Slaves to Fashion

James Penn
October 23, 2019

Life may be tough for the majority of people, with the JAMs (or just about managing classes) struggling to make ends meet in many parts of the world.

It’s been a difficult past decade after the last recession, with the recovery in incomes lacklustre by historic comparison.

But for the super-rich, or at least the well-above-average-wealthy, life seems to be ticking along much as normal – and indeed rather well.

This was underlined in some of the figures released by leading fashion groups last week.

Leading up to the third quarter results, there were fears that the slowly weakening economic environment, and in particular the unrest and violence we have seen in Hong Kong (a major tourist destination – particularly for the emerging Chinese middle classes), would throw a dampener on earnings and the future outlook at the big luxury goods companies.

But we saw no evidence of this at all.

French luxury groups Kering and Hermès shrugged off concerns about a deepening Sino-US trade war and protests in Hong Kong, with both companies posting better than expected quarterly sales. This was largely driven by the Asia-Pacific region.

The results were the latest sign that, so far at least, the trade war and lower Chinese demand has had little impact on the world’s largest luxury groups.

Chinese consumers account for about a third of sales for luxury products globally.

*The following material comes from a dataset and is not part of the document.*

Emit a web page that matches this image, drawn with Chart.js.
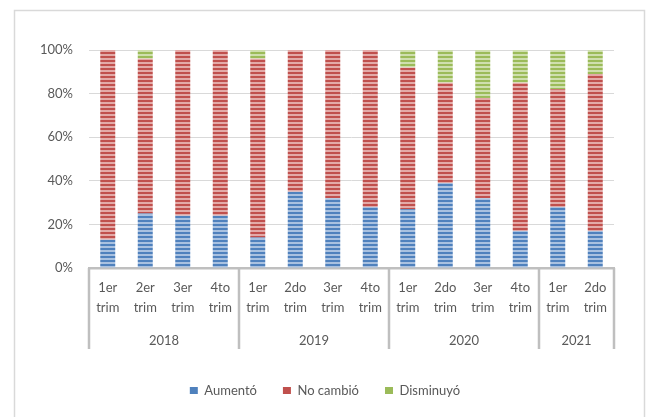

Kering said last Thursday that sales rose 11% in the third quarter to just under €4bn. Growth at the owner of Gucci, Saint Laurent and Balenciaga was driven by the Asia-Pacific region, which gained over 16%.

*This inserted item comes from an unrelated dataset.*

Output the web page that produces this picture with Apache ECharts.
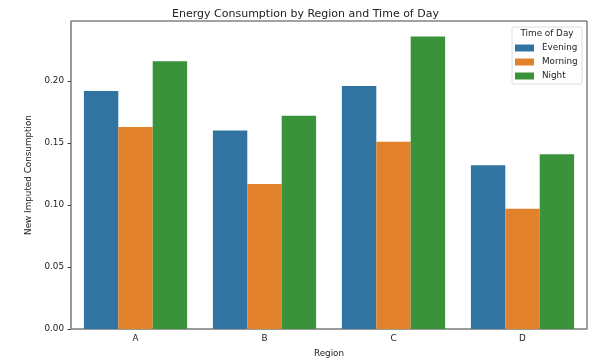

Sales of Gucci products came in at 11%, better than expected, appeasing fears that the fashion brand is running out of steam after a spectacular three years of growth that has seen operating margins double.

At the Q2 results in July the shares had fallen sharply after Gucci sales came in light, suggesting that the turnaround there might be running out of steam.

Hermès, another big luxury products group, also said last week that sales climbed 15% in the third quarter. Revenues in the Asia region, excluding Japan, rose 19 per cent and continued to drive Hermès’ performance.

Mainland China seems to have experienced excellent performance for both companies in the third quarter, more than offsetting the slowdown in Hong Kong, where many of the major brands had to close stores for several days because of the unrest.

Moncler, another major fashion brand, also announced strong trading figures last week.

All this followed LVMH’s Q3 results on October 10th which showed sales in the fashion and leather division up 19%, 4% better than expected. This division provides nearly 60% of profits, so is clearly important.

LVMH and Kering share a number of things in common. Both are French companies; both have leading brands, the appetite for which seems to be undiminished in a decade of austerity, and indeed growing strongly in many emerging parts of the world; and both are led by strong owner/manager CEOs.

Bernard Arnaud has done a brilliant job at acquiring ‘must have’ brands at LVMH and providing just the right amount of marketing for them, while, at Kering, Francois Pinault has been equally adept at restructuring a company away from traditional retail, and onto the higher value added and higher margin possibilities offered by Gucci, Botega Veneta, and Yves Saint Laurent.

For some people in the world at least, the party clearly never ended.

Disclaimer: The views thoughts and opinions expressed within this article are those of the author, and not those of any company within the Capital International Group (CIG) and as such are neither given nor endorsed by CIG. Information in this article does not constitute investment advice or an offer or an invitation by or on behalf of any company within the Capital International Group of companies to buy or sell any product or security.